Easily explais debt 
So China holds they key to our debt


----------



## RevWC (Mar 28, 2011)




----------



## hiwall (Jun 15, 2012)

I believe China "only" owns about one trillion of our debt.


----------



## ComputerGuy (Dec 10, 2010)

hiwall said:


> I believe China "only" owns about one trillion of our debt.


You are correct. I believe it is around 1.16 trillion

Hong Kong: $121.9 billion (0.9 percent)
Caribbean banking centers: $148.3 (1 percent)
Taiwan: $153.4 billion (1.1 percent)
Brazil: $211.4 billion (1.5 percent)
Oil exporting countries: $229.8 billion (1.6 percent)
Mutual funds: $300.5 billion (2 percent)
Commercial banks: $301.8 billion (2.1 percent)
State, local and federal retirement funds: $320.9 billion (2.2 percent)
Money market mutual funds: $337.7 billion (2.4 percent)
United Kingdom: $346.5 billion (2.4 percent)
Private pension funds: $504.7 billion (3.5 percent)
State and local governments: $506.1 billion (3.5 percent)
Japan: $912.4 billion (6.4 percent)
U.S. households: $959.4 billion (6.6 percent)
China: $1.16 trillion (8 percent)
The U.S. Treasury: $1.63 trillion (11.3 percent)
Social Security trust fund: $2.67 trillion (19 percent)

So America owes foreigners about $4.5 trillion in debt. But America owes America $9.8 trillion.


----------



## Sentry18 (Aug 5, 2012)

> So America owes foreigners about $4.5 trillion in debt. But America owes America $9.8 trillion.

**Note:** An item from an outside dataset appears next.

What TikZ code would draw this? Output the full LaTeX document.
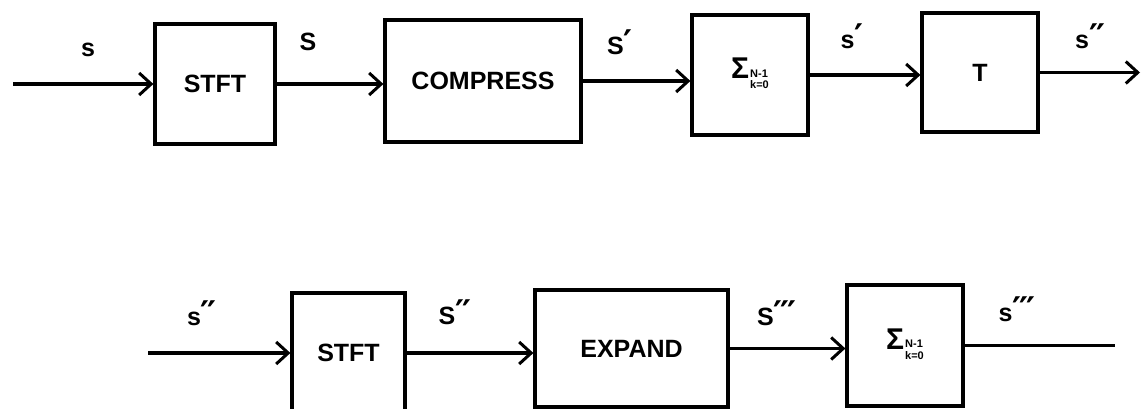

Oh my god! Quick, we need some kind of economic stimulus package! Spending money we don't have fixes everything right?


----------



## RoadRash (Sep 29, 2010)

I stand corrected thank you!


----------



## Tweto (Nov 26, 2011)

It was announced Friday that Japan is now the largest holder of US debt by a foreign government (more then China). Japan has been aggressively buying our debt. Very strange!!


----------



## Immolatus (Feb 20, 2011)

And Russia and China have been scaling back. The F3D is now the largest buyers of US debt, Ive seen estimates that they are purchasing 75% of all debt issuance. Japan has to support us, because we are their military.

Oh, and I love Clarke and Dawe, very funny.


----------



## Sentry18 (Aug 5, 2012)

> Japan has been aggressively buying our debt. Very strange!!


I, for one, welcome our new Japanese overlords and look forward to serving them in their military and social endeavors.


----------



## DJgang (Apr 10, 2011)

If china collapses, then we will be free!!!!!

Free from cheap plastic! How wonderful! :congrat:


----------



## GrinnanBarrett (Aug 31, 2012)

What is sad to me is I was in Chicago in the last month and had to sit through a tirade by a community activist there telling the People that all America had to do to take care of the debt was to print some more money. After that I had to listen to Tom Brokaw rant on and on. 

It is truly frightening how little people understand about how close the World is to financial collapse God help us if we don't act now. 

Buy American USA. GB


----------



## BillS (May 30, 2011)

I don't see China collapsing. Their government has no foreign debt. They have over a trillion dollars in cash reserves. Plus they have gold reserves that were reported as 1,054 tons as of December, 2010 but are likely to be much higher.


----------



## db2469 (Jun 11, 2012)

BillS said:


> I don't see China collapsing. Their government has no foreign debt. They have over a trillion dollars in cash reserves. Plus they have gold reserves that were reported as 1,054 tons as of December, 2010 but are likely to be much higher.


BillS...are you still predicting our collapse this month? This year?


----------



## Jimmy24 (Apr 20, 2011)

ComputerGuy said:


> You are correct. I believe it is around 1.16 trillion
> 
> Hong Kong: $121.9 billion (0.9 percent)
> Caribbean banking centers: $148.3 (1 percent)
> ...


And do remember that is only the debt on interest...not the true complete debt...it's more like $58 Trillion...

Here's the old clock...

http://www.usdebtclock.org/

Jimmy


----------